En realidad, Simón tenía varios prejuicios. Y ése era su gran problema. No creía que Jesús fuera un profeta, dudaba de su dignidad, lo creía seguramente impuro por cuanto había escuchado de él; creía y estaba seguro que la mujer, por su pecado, debía estar confinada a la marginación y al desprecio. El peor de sus prejuicios era creer que conocía a Dios. Porque Simón, como el antiguo Pablo antes de su conversión, creía que conocía a Dios. Simón y Saulo, como buenos fariseos, creían que la relación con Dios pasaba por el cumplimiento de leyes, morales, litúrgicas, sociales, pero leyes. No es que las leyes sean malas, y que sea mejor la anarquía que la legalidad. El problema no son las leyes, sino el espíritu que hay detrás de ellas, al establecerlas y al seguirlas.

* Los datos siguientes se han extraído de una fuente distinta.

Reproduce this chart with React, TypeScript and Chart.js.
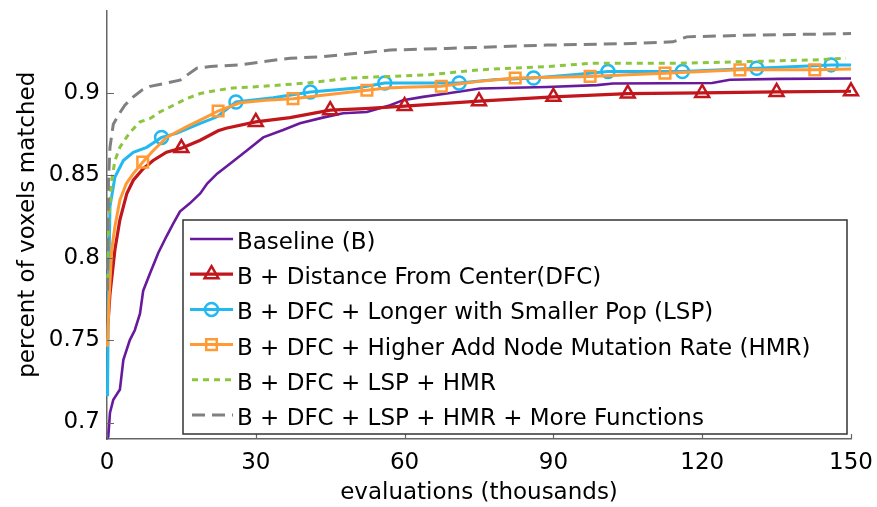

Y esto fue lo que no vio Simón, y lo que sí vio Pablo, a partir, paradójicamente, del día en que se cayó en el camino y se dio cuenta que estaba ciego.

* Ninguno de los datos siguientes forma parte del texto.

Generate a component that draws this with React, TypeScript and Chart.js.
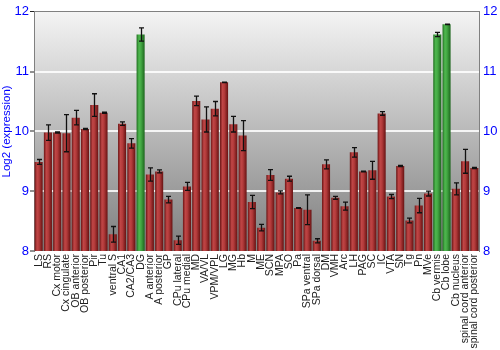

Pablo comprendió que no es el cumplimiento de la antigua Ley lo que nos salva y nos da vida. La parábola de Jesús es inteligente. Al terminar de contarla, Jesús no pregunta a Simón quién de los dos deudores estará más agradecido, o cuál tendrá el ánimo de arriesgarse a pedir un nuevo préstamo. La pregunta de Jesús es cuál de los dos amará más. Jesús asoció el pecado con el perdón, y el perdón con el amor. No es que haya que pecar mucho para que Dios nos quiera mucho. Es al contrario. Sólo el amor que Dios nos tiene nos hace comprender nuestra condición de pecadores, pero no puede haber conciencia de pecado sin que al mismo tiempo se nos ofrezca la gracia del perdón. El problema de Simón no era no tener pecados, quizá ni siquiera sus prejuicios tenían mala voluntad; su problema era no conocer a Dios ni sentirse amado por él. Lo que ha de estremecer, y sacudir como el temblor de anoche, no es la magnitud del pecado, sino la infinita intensidad del amor.

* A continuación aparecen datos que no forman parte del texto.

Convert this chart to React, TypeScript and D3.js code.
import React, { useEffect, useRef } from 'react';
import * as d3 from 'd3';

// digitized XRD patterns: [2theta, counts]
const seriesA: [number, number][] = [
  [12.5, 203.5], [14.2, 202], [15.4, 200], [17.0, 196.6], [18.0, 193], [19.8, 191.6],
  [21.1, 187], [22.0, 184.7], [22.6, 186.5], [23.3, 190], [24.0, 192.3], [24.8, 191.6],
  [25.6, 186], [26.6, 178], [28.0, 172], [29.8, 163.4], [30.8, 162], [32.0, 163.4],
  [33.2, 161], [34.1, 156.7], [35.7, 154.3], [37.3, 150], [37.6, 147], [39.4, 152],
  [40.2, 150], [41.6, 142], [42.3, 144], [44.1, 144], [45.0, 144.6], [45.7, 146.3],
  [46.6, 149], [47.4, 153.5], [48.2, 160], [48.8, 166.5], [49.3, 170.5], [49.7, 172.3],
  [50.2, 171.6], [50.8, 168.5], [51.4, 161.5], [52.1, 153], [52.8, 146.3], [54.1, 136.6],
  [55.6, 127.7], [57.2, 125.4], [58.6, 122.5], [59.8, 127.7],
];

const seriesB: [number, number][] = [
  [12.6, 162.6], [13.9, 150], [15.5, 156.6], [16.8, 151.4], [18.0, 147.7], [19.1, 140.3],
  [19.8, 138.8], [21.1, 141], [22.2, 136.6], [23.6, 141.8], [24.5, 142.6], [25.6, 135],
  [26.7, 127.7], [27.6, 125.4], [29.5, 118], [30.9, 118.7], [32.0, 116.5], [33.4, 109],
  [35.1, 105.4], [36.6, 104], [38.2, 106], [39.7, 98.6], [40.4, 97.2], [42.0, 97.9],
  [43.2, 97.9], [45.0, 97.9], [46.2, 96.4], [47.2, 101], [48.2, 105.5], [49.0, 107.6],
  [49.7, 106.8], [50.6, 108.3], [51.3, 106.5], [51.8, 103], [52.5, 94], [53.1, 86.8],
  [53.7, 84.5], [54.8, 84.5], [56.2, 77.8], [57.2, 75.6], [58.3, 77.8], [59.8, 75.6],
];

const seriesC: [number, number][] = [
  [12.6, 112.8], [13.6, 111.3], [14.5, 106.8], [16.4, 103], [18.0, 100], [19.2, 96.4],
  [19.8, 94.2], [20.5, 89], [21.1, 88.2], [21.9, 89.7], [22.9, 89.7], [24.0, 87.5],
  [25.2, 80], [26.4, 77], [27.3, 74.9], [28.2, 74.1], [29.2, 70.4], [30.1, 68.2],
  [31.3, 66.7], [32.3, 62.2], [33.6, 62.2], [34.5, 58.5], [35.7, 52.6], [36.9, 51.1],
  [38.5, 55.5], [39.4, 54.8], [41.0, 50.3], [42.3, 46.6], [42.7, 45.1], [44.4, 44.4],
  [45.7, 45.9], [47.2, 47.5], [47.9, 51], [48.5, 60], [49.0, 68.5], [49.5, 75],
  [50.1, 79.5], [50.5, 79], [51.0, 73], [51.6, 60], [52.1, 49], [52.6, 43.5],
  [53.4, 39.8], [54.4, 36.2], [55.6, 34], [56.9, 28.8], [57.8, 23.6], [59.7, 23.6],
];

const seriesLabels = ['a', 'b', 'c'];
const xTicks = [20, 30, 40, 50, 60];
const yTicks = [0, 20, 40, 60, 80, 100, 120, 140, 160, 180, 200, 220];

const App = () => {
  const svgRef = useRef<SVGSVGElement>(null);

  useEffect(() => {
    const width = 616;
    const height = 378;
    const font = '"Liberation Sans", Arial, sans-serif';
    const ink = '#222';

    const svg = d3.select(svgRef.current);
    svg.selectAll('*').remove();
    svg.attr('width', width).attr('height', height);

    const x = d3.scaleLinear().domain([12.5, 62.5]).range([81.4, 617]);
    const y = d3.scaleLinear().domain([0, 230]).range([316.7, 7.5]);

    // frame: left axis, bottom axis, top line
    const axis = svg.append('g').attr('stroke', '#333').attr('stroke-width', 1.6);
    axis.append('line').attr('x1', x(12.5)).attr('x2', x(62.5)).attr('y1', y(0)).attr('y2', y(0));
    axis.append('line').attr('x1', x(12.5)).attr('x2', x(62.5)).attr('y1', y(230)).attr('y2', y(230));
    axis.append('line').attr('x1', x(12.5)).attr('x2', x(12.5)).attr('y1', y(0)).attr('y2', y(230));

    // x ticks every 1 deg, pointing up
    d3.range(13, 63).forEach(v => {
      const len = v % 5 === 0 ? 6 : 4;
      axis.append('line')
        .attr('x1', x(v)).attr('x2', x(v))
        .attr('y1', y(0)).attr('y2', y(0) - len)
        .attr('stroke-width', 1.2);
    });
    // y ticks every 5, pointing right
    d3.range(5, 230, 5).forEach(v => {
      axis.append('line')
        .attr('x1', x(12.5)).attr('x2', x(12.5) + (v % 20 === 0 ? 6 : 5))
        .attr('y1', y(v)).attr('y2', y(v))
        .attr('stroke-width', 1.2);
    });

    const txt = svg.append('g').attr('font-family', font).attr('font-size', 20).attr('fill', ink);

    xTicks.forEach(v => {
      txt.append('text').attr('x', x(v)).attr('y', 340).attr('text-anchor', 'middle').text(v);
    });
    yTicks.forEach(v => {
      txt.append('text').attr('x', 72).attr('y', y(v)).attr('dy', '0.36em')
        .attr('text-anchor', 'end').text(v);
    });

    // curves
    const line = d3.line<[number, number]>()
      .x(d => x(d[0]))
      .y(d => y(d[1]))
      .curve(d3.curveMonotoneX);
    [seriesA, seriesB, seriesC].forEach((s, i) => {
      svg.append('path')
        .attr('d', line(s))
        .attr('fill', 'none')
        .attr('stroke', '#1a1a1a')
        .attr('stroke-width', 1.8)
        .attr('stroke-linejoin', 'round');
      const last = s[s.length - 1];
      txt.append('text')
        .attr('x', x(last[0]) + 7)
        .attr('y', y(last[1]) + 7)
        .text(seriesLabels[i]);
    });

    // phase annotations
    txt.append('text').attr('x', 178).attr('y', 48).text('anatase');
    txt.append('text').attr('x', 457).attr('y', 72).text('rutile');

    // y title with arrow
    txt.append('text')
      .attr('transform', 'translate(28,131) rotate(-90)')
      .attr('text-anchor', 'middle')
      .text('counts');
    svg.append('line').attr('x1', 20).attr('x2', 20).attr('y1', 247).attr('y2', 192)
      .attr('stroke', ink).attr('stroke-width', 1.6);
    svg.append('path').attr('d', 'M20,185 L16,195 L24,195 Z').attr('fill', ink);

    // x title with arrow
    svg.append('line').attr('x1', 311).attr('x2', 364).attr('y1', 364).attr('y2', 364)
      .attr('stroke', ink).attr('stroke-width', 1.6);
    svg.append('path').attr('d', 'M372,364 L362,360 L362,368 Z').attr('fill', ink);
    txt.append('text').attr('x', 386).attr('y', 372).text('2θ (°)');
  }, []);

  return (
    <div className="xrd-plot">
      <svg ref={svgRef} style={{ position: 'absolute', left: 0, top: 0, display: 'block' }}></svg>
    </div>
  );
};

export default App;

El amor es la experiencia de Dios, y la experiencia del amor siempre incluye el perdón, como algo que se da y se recibe. Frente al pecado, Dios ofrece perdón, no reproche. El pecado no destruye nuestra relación con Dios, porque no dejamos de ser hijos de Dios. El pecado nos destruye a nosotros. Pero frente al pecado siempre está la experiencia del amor y el perdón gratuitos de Dios. Que lo digan los papás, que hoy celebran su día, y Dios es Papá. San Pablo sí lo comprendió bien. Que primero es el amor; que aunque cueste creerlo, primero es el perdón y luego el pecado, porque el amor siempre va delante. Y creerlo no lleva al abuso de confianza; porque quien abusa del perdón no ha conocido el amor, ni sabe qué fue aquéllo que ha despreciado. Hay quien siempre y por todos lados ve pecado, y vive con la duda eterna de no saber si lo que hace es o no pecado; peor es el asunto cuando más allá de uno mismo se mide a los demás con la vara del pecado. A todos ellos les diría san Pablo: ¡No hagan estéril la gracia de Dios, que entonces Jesús habría muerto en vano en la cruz! Quien sólo ve pecado y juzga, no conoce a Dios. Pero quien lo ha conocido y lo ha experimentado, abre su corazón al amor y al perdón; y el amor lo desborda y modela cada uno de sus actos y el pecado se diluye. No amamos para que Dios nos perdone; amamos porque hemos sido perdonados. San Pablo lo dijo con mucha contundencia: "Estoy crucificado con Cristo, y ya no vivo yo, sino que es Cristo quien vive en mí. Ahora, en mi vida terrena, vivo creyendo en el Hijo de Dios, que amó y se entregó por mí."